Hue is a nice place, as far places go. there are ancient walls made of the most wonderful crumbling bricks that have slums and gardens on top of them now. The locals will let you walk through and even smile at you as long as you aren’t a jerk about the way you use your camera and you wai at everyone who’s an elder. Also, wear collared shirts and dress like an adult with respect and dignity. you’d be surprised at how many western people miss this memo, and stand there shell-shocked, entering into non-touristy neighborhoods wearing flip-flops, swimming trunks, and a beerlao t-shirt. On behalf of all self-respecting people with white skin who get treated with suspicion because of your self-disrespecting behavior, “This isn’t Bonnaroo. Please leave Asia.”

halfway through the 12 hour bus ride from Hue to Savannakhet, the poor lao man behind me began projectile vomiting all over my seat and got a good splatter all over my back. Remember how I said nothing shocks me anymore? I’m dead serious, nothing shocks me anymore. All I could think about was how bad I felt for him, as he lost some serious face. The kind woman across from me donated several of her wet wipes to clean me up. Lao people are so kind.
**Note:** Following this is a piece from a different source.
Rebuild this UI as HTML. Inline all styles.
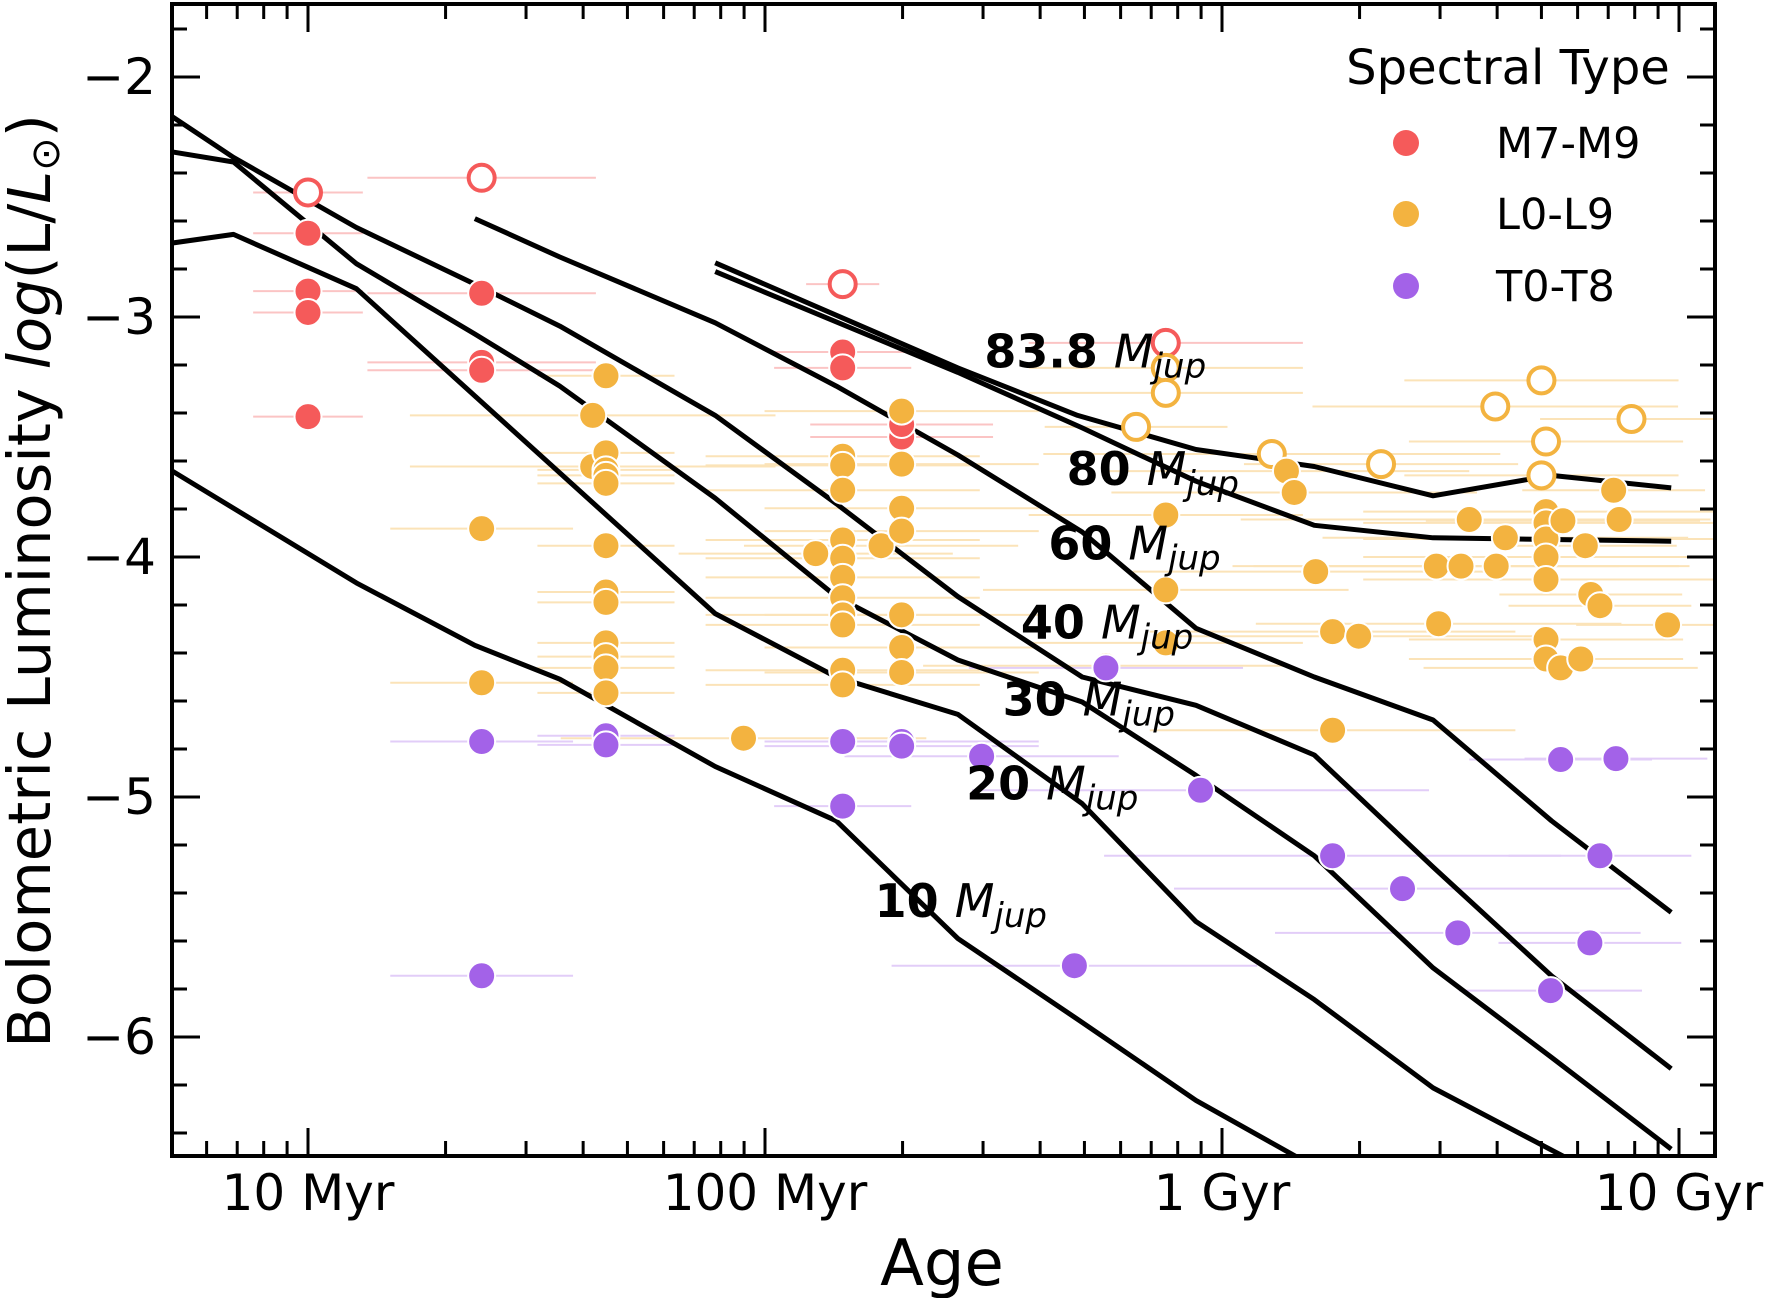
<!DOCTYPE html>
<html><head><meta charset="utf-8"><style>
html,body{margin:0;padding:0;background:#fff;}
svg{display:block;font-family:"DejaVu Sans","Liberation Sans",sans-serif;}
</style></head><body>
<svg id="chart" width="1770" height="1298" viewBox="0 0 1770 1298" xmlns="http://www.w3.org/2000/svg">
<defs><clipPath id="plotclip"><rect x="172" y="4" width="1543" height="1152"/></clipPath></defs>
<rect x="0" y="0" width="1770" height="1298" fill="#fff"/>
<g id="errs" clip-path="url(#plotclip)"></g>
<g id="tracks" clip-path="url(#plotclip)"></g>
<g id="pts" clip-path="url(#plotclip)"></g>
<g id="labels"></g>
<g id="axes"></g>
<g id="legend">
  <text x="1508" y="84" font-size="48" text-anchor="middle">Spectral Type</text>
  <circle cx="1406" cy="143" r="13" fill="#f55a5a"/>
  <text x="1496" y="158" font-size="43">M7-M9</text>
  <circle cx="1406" cy="214" r="13" fill="#f3b340"/>
  <text x="1496" y="229" font-size="43">L0-L9</text>
  <circle cx="1406" cy="286" r="13" fill="#a362e8"/>
  <text x="1496" y="301" font-size="43">T0-T8</text>
</g>
<text x="942" y="1285" font-size="64" text-anchor="middle">Age</text>
<text transform="translate(50,581) rotate(-90)" font-size="59" text-anchor="middle">Bolometric Luminosity <tspan font-style="italic">log</tspan>(L/<tspan font-style="italic">L</tspan><tspan font-size="40" dy="9">⊙</tspan><tspan dy="-9">)</tspan></text>
</svg>
<script>
// ---- data ----
const xTickVals = [7, 8, 9, 10];
const xTickLabels = ["10 Myr", "100 Myr", "1 Gyr", "10 Gyr"];
const yTickVals = [-2, -3, -4, -5, -6];
const yTickLabels = ["\u22122", "\u22123", "\u22124", "\u22125", "\u22126"];

const trackNames = ["83.8", "80", "60", "40", "30", "20", "10"];
const t838Age = [7.891, 8.422, 8.684, 8.943, 9.202, 9.462, 9.721, 9.983];
const t838Lum = [-2.774, -3.212, -3.410, -3.552, -3.623, -3.745, -3.660, -3.712];
const t80Age = [7.891, 8.422, 8.694, 8.820, 8.943, 9.202, 9.462, 9.983];
const t80Lum = [-2.811, -3.231, -3.462, -3.575, -3.684, -3.868, -3.920, -3.934];
const t60Age = [7.365, 7.551, 7.891, 8.156, 8.422, 8.694, 8.943, 9.202, 9.462, 9.721, 9.983];
const t60Lum = [-2.590, -2.750, -3.024, -3.288, -3.575, -3.896, -4.297, -4.500, -4.679, -5.099, -5.481];
const t40Age = [6.699, 6.837, 7.106, 7.365, 7.551, 7.891, 8.156, 8.422, 8.694, 8.943, 9.202, 9.462, 9.721, 9.983];
const t40Lum = [-2.160, -2.335, -2.627, -2.863, -3.038, -3.410, -3.778, -4.165, -4.500, -4.618, -4.825, -5.292, -5.745, -6.132];
const t30Age = [6.699, 6.837, 7.106, 7.365, 7.551, 7.891, 8.156, 8.422, 8.694, 8.943, 9.202, 9.462, 9.721, 9.983];
const t30Lum = [-2.311, -2.354, -2.778, -3.071, -3.288, -3.755, -4.165, -4.429, -4.604, -4.910, -5.245, -5.712, -6.085, -6.467];
const t20Age = [6.699, 6.837, 7.106, 7.891, 8.156, 8.422, 8.694, 8.943, 9.202, 9.462, 9.80];
const t20Lum = [-2.693, -2.656, -2.882, -4.236, -4.500, -4.656, -5.028, -5.519, -5.844, -6.212, -6.55];
const t10Age = [6.699, 7.106, 7.365, 7.551, 7.891, 8.156, 8.422, 8.694, 8.943, 9.22];
const t10Lum = [-3.637, -4.108, -4.368, -4.509, -4.873, -5.099, -5.590, -5.939, -6.264, -6.56];
const labelAge = [8.48, 8.66, 8.62, 8.56, 8.52, 8.44, 8.24];
const labelLum = [-3.21, -3.70, -4.01, -4.34, -4.66, -5.01, -5.50];

const ptAge = [7.0,7.0,7.0,7.0,7.0, 7.38,7.38,7.38,7.38,7.38,7.38,7.38,7.38,
 7.652,7.623,7.623,7.652,7.652,7.652,7.652,7.652,7.652,7.652,7.652,7.652,7.652,7.652,7.652,7.652,
 8.170,8.170,8.170,8.170,8.170,8.170,8.170,8.170,8.170,8.170,8.170,8.170,8.170,8.170,8.170,8.170,
 8.111,8.254,7.953,
 8.299,8.299,8.299,8.299,8.299,8.299,8.299,8.299,8.299,8.299,8.299,
 8.474,8.746,8.746,8.677,
 8.877,8.877,8.877,8.877,8.877,8.877,8.812,8.953,
 9.109,9.141,9.158,9.205,9.242,9.299,9.242,9.242,9.348,9.395,9.541,9.469,9.523,9.474,9.600,9.620,9.516,9.598,
 9.699,9.709,9.699,9.709,9.709,9.709,9.709,9.709,9.709,9.709,9.741,9.746,9.741,9.719,
 9.795,9.785,9.807,9.827,9.857,9.869,9.896,9.975,9.862,9.827,9.805];
const ptLum = [-2.481,-2.651,-2.892,-2.981,-3.415, -2.420,-2.901,-3.189,-3.222,-3.882,-4.524,-4.769,-5.745,
 -3.245,-3.410,-3.623,-3.566,-3.637,-3.660,-3.693,-3.953,-4.146,-4.189,-4.358,-4.415,-4.462,-4.566,-4.745,-4.783,
 -2.863,-3.146,-3.212,-3.580,-3.618,-3.722,-3.929,-4.005,-4.085,-4.170,-4.241,-4.283,-4.472,-4.533,-4.769,-5.038,
 -3.986,-3.953,-4.755,
 -3.500,-3.448,-3.392,-3.613,-3.797,-3.892,-4.241,-4.377,-4.481,-4.769,-4.788,
 -4.830,-4.453,-4.462,-5.703,
 -3.108,-3.212,-3.316,-3.825,-4.137,-4.358,-3.458,-4.972,
 -3.571,-3.642,-3.731,-4.061,-4.311,-4.330,-4.722,-5.245,-3.613,-5.382,-3.844,-4.038,-4.038,-4.278,-4.038,-3.920,-5.566,-3.373,
 -3.264,-3.519,-3.660,-3.811,-3.858,-3.925,-4.000,-4.094,-4.344,-4.425,-4.462,-3.849,-4.844,-5.807,
 -3.953,-4.425,-4.156,-4.203,-3.722,-3.844,-3.425,-4.283,-4.840,-5.245,-5.608];
const ptType = "MMMMMMMMMLLTT"+"LLLLLLLLLLLLLLTT"+"MMMLLLLLLLLLLLTT"+"LLL"+"MMLLLLLLLTT"+"TLTT"+"MLLLLLLT"+"LLLLLLLTLTLLLLLLTL"+"LLLLLLLLLLLLTT"+"LLLLLLLLTTT";
const ptOpen = "1000010000000"+"0000000000000000"+"1000000000000000"+"000"+"00000000000"+"0000"+"11100010"+"100000001000000001"+"11100000000000"+"00000010000";
const ptErr = [0.12,0.12,0.12,0.12,0.12, 0.25,0.25,0.25,0.25,0.2,0.2,0.2,0.2,
 0.15,0.4,0.4,0.15,0.15,0.15,0.15,0.15,0.15,0.15,0.15,0.15,0.15,0.15,0.15,0.15,
 0.08,0.15,0.15,0.3,0.3,0.3,0.3,0.3,0.3,0.3,0.3,0.3,0.3,0.3,0.15,0.15,
 0.3,0.3,0.4,
 0.2,0.2,0.3,0.3,0.3,0.3,0.3,0.3,0.3,0.3,0.3,
 0.3,0.4,0.3,0.4,
 0.3,0.3,0.3,0.3,0.4,0.3,0.2,0.5,
 0.5,0.4,0.4,0.4,0.4,0.4,0.4,0.5,0.3,0.5,0.5,0.4,0.5,0.4,0.4,0.4,0.4,0.4,
 0.3,0.3,0.3,0.4,0.4,0.4,0.4,0.4,0.3,0.3,0.3,0.3,0.2,0.2,
 0.2,0.2,0.2,0.2,0.2,0.2,0.2,0.2,0.2,0.2,0.2];

// ---- scales ----
const NS = "http://www.w3.org/2000/svg";
function xs(a){ return 308 + (a - 7) * 457; }
function ys(l){ return 77 + (-2 - l) * 240; }
const colors = {M:"#f55a5a", L:"#f3b340", T:"#a362e8"};
const errColors = {M:"#fbc4c4", L:"#fbe3b8", T:"#e2cdf8"};
function mk(tag, attrs, parent){ const e=document.createElementNS(NS,tag); for(const k in attrs) e.setAttribute(k,attrs[k]); parent.appendChild(e); return e; }

// error bars
const gE = document.getElementById('errs');
for(let i=0;i<ptAge.length;i++){
  const t = ptType[i];
  const l = mk('line',{x1:xs(ptAge[i]-ptErr[i]),x2:xs(ptAge[i]+ptErr[i]),y1:ys(ptLum[i]),y2:ys(ptLum[i]),stroke:errColors[t],'stroke-width':2},gE);
  
  
}
// tracks
const gT = document.getElementById('tracks');
const trackAges = [t838Age,t80Age,t60Age,t40Age,t30Age,t20Age,t10Age];
const trackLums = [t838Lum,t80Lum,t60Lum,t40Lum,t30Lum,t20Lum,t10Lum];
for(let k=0;k<trackAges.length;k++){
  const pts = trackAges[k].map((a,j)=>xs(a).toFixed(1)+","+ys(trackLums[k][j]).toFixed(1)).join(" ");
  const p = mk('polyline',{points:pts,fill:'none',stroke:'#000','stroke-width':5,'stroke-linejoin':'round'},gT);
  
  
}
// points
const gP = document.getElementById('pts');
for(let i=0;i<ptAge.length;i++){
  const t = ptType[i], open = ptOpen[i]==="1";
  const c = open
    ? mk('circle',{cx:xs(ptAge[i]),cy:ys(ptLum[i]),r:13,fill:'#fff',stroke:colors[t],'stroke-width':4},gP)
    : mk('circle',{cx:xs(ptAge[i]),cy:ys(ptLum[i]),r:13.5,fill:colors[t],stroke:'#fff','stroke-width':2},gP);
  
  
}
// labels
const gL = document.getElementById('labels');
for(let k=0;k<trackNames.length;k++){
  const tx = mk('text',{x:xs(labelAge[k]),y:ys(labelLum[k]),'font-size':46},gL);
  tx.innerHTML = '<tspan font-weight="bold">'+trackNames[k]+' </tspan><tspan font-style="italic">M</tspan><tspan font-style="italic" font-size="34" dy="10">jup</tspan>';
  
  
}
// axes
const gA = document.getElementById('axes');
const X0=172,X1=1715,Y0=4,Y1=1156;
const frame = mk('rect',{x:X0,y:Y0,width:X1-X0,height:Y1-Y0,fill:'none',stroke:'#000','stroke-width':4},gA);


// x ticks
for(let d=6; d<=10; d++){
  for(let m=1;m<10;m++){
    const a = d + Math.log10(m);
    const x = xs(a);
    if(x<X0+2||x>X1-2) continue;
    const len = m===1?28:15;
    const t1 = mk('line',{x1:x,x2:x,y1:Y1,y2:Y1-len,stroke:'#000','stroke-width':3},gA);
    
    
    const t2 = mk('line',{x1:x,x2:x,y1:Y0,y2:Y0+len,stroke:'#000','stroke-width':3},gA);
    
    
  }
}
xTickVals.forEach((v,i)=>{
  const t = mk('text',{x:xs(v),y:1210,'font-size':50,'text-anchor':'middle'},gA);
  t.textContent = xTickLabels[i];
  
  
});
// y ticks
for(let v=-1.8; v>=-6.45; v-=0.2){
  const y = ys(v);
  const major = Math.abs(v-Math.round(v))<0.01;
  const len = major?28:15;
  const t1 = mk('line',{x1:X0,x2:X0+len,y1:y,y2:y,stroke:'#000','stroke-width':3},gA);
  
  
  const t2 = mk('line',{x1:X1,x2:X1-len,y1:y,y2:y,stroke:'#000','stroke-width':3},gA);
  
  
}
yTickVals.forEach((v,i)=>{
  const t = mk('text',{x:156,y:ys(v)+17,'font-size':50,'text-anchor':'end'},gA);
  t.textContent = yTickLabels[i];
  
  
});
</script>
</body></html>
I spent 6 nights on the Mekong: 2 in Savannakhet, 1 in Thaklek, 1 in Pak Kading, and 2 in Vientiane (pronounced Wiang Chan). Met many lovely people. Pak Kading was my favorite, as I was perhaps the only barang in the town the night I was there. In a sandbar along the Nam Kading I got to play football with some kids, and the next morning I had breakfast with the town primary school’s english teacher. Lao people are among the kindest, most welcoming, and most considerate people I have ever met. That is perhaps the best summation of my time in Laos, so I will leave it at that. There are other stories you can ask me for, though.

..And now I’m back in my lovely neighborhood, Ramsong. Being here makes me miss my friends, but I am glad to be here.

I’m sitting in on a week of the Applied Principles of Communication school this week. It’s very good. We’ve been talking about basically the way we as humans process information and come to assumptions about the world and derive conclusions and meaning from that, and in that context asking what it means to learn and to improve, and to break out of our patterns of false thinking and to break away from false masters.

I’m also working on my resume, and I’m in the process of applying for both the SBS in the fall and internships for my time in america. I need something to do, might as well do something constructive. If anyone has any ideas shoot them my way.

OH MAN YOU GUYS. so I was writing all of this late last night, as I said, and whenever I write like that I reach this point where the brilliance just takes a dive and I just go off in a completely tangent direction. It’s a way of knowing that it’s time for bed. The stuff I wrote from this point on is pretty good, but it needs a good editor and I need to add to it and clearly define a thesis and turn it into something else. So I’ll fix it up and post it later.